Word for word, give the material below again, minus any images.
## Begin Information provided
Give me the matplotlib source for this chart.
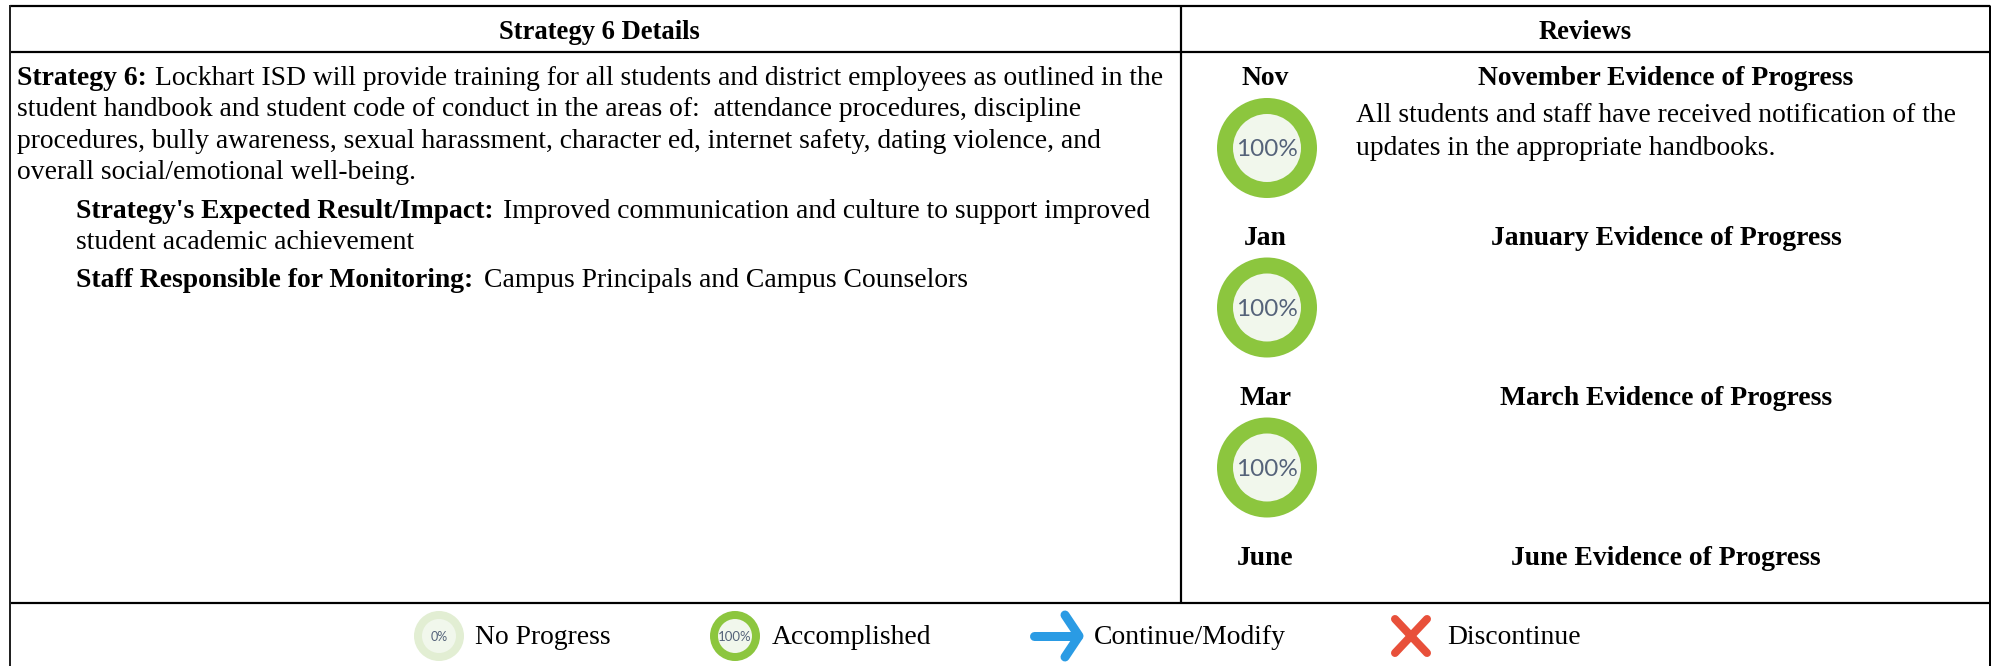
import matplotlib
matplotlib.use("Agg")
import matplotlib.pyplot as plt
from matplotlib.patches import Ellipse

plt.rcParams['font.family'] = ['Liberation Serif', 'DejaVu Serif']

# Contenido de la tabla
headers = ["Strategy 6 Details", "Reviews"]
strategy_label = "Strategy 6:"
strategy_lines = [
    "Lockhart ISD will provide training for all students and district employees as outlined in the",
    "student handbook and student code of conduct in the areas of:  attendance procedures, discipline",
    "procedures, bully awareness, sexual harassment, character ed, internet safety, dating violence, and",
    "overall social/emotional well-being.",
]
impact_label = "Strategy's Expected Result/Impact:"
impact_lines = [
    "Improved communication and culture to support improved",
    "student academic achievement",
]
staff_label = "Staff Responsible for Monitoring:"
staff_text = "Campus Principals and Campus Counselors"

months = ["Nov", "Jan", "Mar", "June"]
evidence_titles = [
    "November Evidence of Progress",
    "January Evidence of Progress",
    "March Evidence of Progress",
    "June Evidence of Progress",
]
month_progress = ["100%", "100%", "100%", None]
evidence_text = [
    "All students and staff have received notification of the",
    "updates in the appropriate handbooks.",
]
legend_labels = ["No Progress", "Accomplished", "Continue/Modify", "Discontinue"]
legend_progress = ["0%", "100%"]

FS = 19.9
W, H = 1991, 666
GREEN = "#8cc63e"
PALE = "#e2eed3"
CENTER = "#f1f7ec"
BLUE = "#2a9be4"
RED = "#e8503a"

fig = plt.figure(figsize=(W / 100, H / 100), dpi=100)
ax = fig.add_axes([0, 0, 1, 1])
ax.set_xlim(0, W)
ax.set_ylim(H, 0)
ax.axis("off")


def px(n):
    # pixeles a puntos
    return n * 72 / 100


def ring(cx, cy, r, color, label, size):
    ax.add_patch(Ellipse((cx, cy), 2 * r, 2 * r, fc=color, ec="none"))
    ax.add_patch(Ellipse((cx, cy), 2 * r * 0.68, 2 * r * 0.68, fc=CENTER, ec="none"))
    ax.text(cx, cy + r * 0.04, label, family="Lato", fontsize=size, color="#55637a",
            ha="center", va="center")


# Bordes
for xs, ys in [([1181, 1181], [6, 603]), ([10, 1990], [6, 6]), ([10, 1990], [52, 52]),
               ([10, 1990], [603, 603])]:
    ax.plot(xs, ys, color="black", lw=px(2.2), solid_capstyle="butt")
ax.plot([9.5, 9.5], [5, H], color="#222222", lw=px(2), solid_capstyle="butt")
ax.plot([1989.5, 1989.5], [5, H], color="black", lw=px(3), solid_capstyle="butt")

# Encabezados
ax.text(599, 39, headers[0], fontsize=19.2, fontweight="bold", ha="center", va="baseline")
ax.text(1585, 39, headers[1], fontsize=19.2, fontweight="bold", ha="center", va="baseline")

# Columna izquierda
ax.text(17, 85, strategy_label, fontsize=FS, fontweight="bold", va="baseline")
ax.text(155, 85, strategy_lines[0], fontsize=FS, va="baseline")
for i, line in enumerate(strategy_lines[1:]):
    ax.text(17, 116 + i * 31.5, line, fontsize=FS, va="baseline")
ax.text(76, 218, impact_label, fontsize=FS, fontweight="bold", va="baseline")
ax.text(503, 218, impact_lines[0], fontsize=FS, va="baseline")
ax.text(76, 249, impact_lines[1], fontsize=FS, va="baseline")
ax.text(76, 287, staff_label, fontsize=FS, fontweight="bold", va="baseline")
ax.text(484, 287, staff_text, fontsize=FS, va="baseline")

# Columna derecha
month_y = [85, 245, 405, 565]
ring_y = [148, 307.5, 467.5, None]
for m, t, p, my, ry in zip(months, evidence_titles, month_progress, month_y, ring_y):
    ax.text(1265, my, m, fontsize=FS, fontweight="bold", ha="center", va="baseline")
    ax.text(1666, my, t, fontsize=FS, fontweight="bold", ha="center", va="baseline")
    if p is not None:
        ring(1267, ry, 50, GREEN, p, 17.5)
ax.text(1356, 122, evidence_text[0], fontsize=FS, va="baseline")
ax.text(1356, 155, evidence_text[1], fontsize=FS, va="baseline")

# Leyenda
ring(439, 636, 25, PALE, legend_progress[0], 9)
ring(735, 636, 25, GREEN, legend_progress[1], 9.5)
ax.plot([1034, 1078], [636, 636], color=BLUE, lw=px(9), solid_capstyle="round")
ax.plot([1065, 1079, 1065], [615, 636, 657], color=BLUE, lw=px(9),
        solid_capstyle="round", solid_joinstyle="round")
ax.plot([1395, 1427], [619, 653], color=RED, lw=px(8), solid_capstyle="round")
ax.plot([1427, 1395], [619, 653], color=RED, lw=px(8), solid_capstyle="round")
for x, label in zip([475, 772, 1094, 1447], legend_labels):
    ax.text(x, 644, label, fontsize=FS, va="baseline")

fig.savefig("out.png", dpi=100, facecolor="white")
## End Information provided
■ **Written solution**:
Give me the matplotlib source for this chart.
import matplotlib
matplotlib.use("Agg")
import matplotlib.pyplot as plt
from matplotlib.patches import Ellipse

plt.rcParams['font.family'] = ['Liberation Serif', 'DejaVu Serif']

# Contenido de la tabla
headers = ["Strategy 6 Details", "Reviews"]
strategy_label = "Strategy 6:"
strategy_lines = [
    "Lockhart ISD will provide training for all students and district employees as outlined in the",
    "student handbook and student code of conduct in the areas of:  attendance procedures, discipline",
    "procedures, bully awareness, sexual harassment, character ed, internet safety, dating violence, and",
    "overall social/emotional well-being.",
]
impact_label = "Strategy's Expected Result/Impact:"
impact_lines = [
    "Improved communication and culture to support improved",
    "student academic achievement",
]
staff_label = "Staff Responsible for Monitoring:"
staff_text = "Campus Principals and Campus Counselors"

months = ["Nov", "Jan", "Mar", "June"]
evidence_titles = [
    "November Evidence of Progress",
    "January Evidence of Progress",
    "March Evidence of Progress",
    "June Evidence of Progress",
]
month_progress = ["100%", "100%", "100%", None]
evidence_text = [
    "All students and staff have received notification of the",
    "updates in the appropriate handbooks.",
]
legend_labels = ["No Progress", "Accomplished", "Continue/Modify", "Discontinue"]
legend_progress = ["0%", "100%"]

FS = 19.9
W, H = 1991, 666
GREEN = "#8cc63e"
PALE = "#e2eed3"
CENTER = "#f1f7ec"
BLUE = "#2a9be4"
RED = "#e8503a"

fig = plt.figure(figsize=(W / 100, H / 100), dpi=100)
ax = fig.add_axes([0, 0, 1, 1])
ax.set_xlim(0, W)
ax.set_ylim(H, 0)
ax.axis("off")


def px(n):
    # pixeles a puntos
    return n * 72 / 100


def ring(cx, cy, r, color, label, size):
    ax.add_patch(Ellipse((cx, cy), 2 * r, 2 * r, fc=color, ec="none"))
    ax.add_patch(Ellipse((cx, cy), 2 * r * 0.68, 2 * r * 0.68, fc=CENTER, ec="none"))
    ax.text(cx, cy + r * 0.04, label, family="Lato", fontsize=size, color="#55637a",
            ha="center", va="center")


# Bordes
for xs, ys in [([1181, 1181], [6, 603]), ([10, 1990], [6, 6]), ([10, 1990], [52, 52]),
               ([10, 1990], [603, 603])]:
    ax.plot(xs, ys, color="black", lw=px(2.2), solid_capstyle="butt")
ax.plot([9.5, 9.5], [5, H], color="#222222", lw=px(2), solid_capstyle="butt")
ax.plot([1989.5, 1989.5], [5, H], color="black", lw=px(3), solid_capstyle="butt")

# Encabezados
ax.text(599, 39, headers[0], fontsize=19.2, fontweight="bold", ha="center", va="baseline")
ax.text(1585, 39, headers[1], fontsize=19.2, fontweight="bold", ha="center", va="baseline")

# Columna izquierda
ax.text(17, 85, strategy_label, fontsize=FS, fontweight="bold", va="baseline")
ax.text(155, 85, strategy_lines[0], fontsize=FS, va="baseline")
for i, line in enumerate(strategy_lines[1:]):
    ax.text(17, 116 + i * 31.5, line, fontsize=FS, va="baseline")
ax.text(76, 218, impact_label, fontsize=FS, fontweight="bold", va="baseline")
ax.text(503, 218, impact_lines[0], fontsize=FS, va="baseline")
ax.text(76, 249, impact_lines[1], fontsize=FS, va="baseline")
ax.text(76, 287, staff_label, fontsize=FS, fontweight="bold", va="baseline")
ax.text(484, 287, staff_text, fontsize=FS, va="baseline")

# Columna derecha
month_y = [85, 245, 405, 565]
ring_y = [148, 307.5, 467.5, None]
for m, t, p, my, ry in zip(months, evidence_titles, month_progress, month_y, ring_y):
    ax.text(1265, my, m, fontsize=FS, fontweight="bold", ha="center", va="baseline")
    ax.text(1666, my, t, fontsize=FS, fontweight="bold", ha="center", va="baseline")
    if p is not None:
        ring(1267, ry, 50, GREEN, p, 17.5)
ax.text(1356, 122, evidence_text[0], fontsize=FS, va="baseline")
ax.text(1356, 155, evidence_text[1], fontsize=FS, va="baseline")

# Leyenda
ring(439, 636, 25, PALE, legend_progress[0], 9)
ring(735, 636, 25, GREEN, legend_progress[1], 9.5)
ax.plot([1034, 1078], [636, 636], color=BLUE, lw=px(9), solid_capstyle="round")
ax.plot([1065, 1079, 1065], [615, 636, 657], color=BLUE, lw=px(9),
        solid_capstyle="round", solid_joinstyle="round")
ax.plot([1395, 1427], [619, 653], color=RED, lw=px(8), solid_capstyle="round")
ax.plot([1427, 1395], [619, 653], color=RED, lw=px(8), solid_capstyle="round")
for x, label in zip([475, 772, 1094, 1447], legend_labels):
    ax.text(x, 644, label, fontsize=FS, va="baseline")

fig.savefig("out.png", dpi=100, facecolor="white")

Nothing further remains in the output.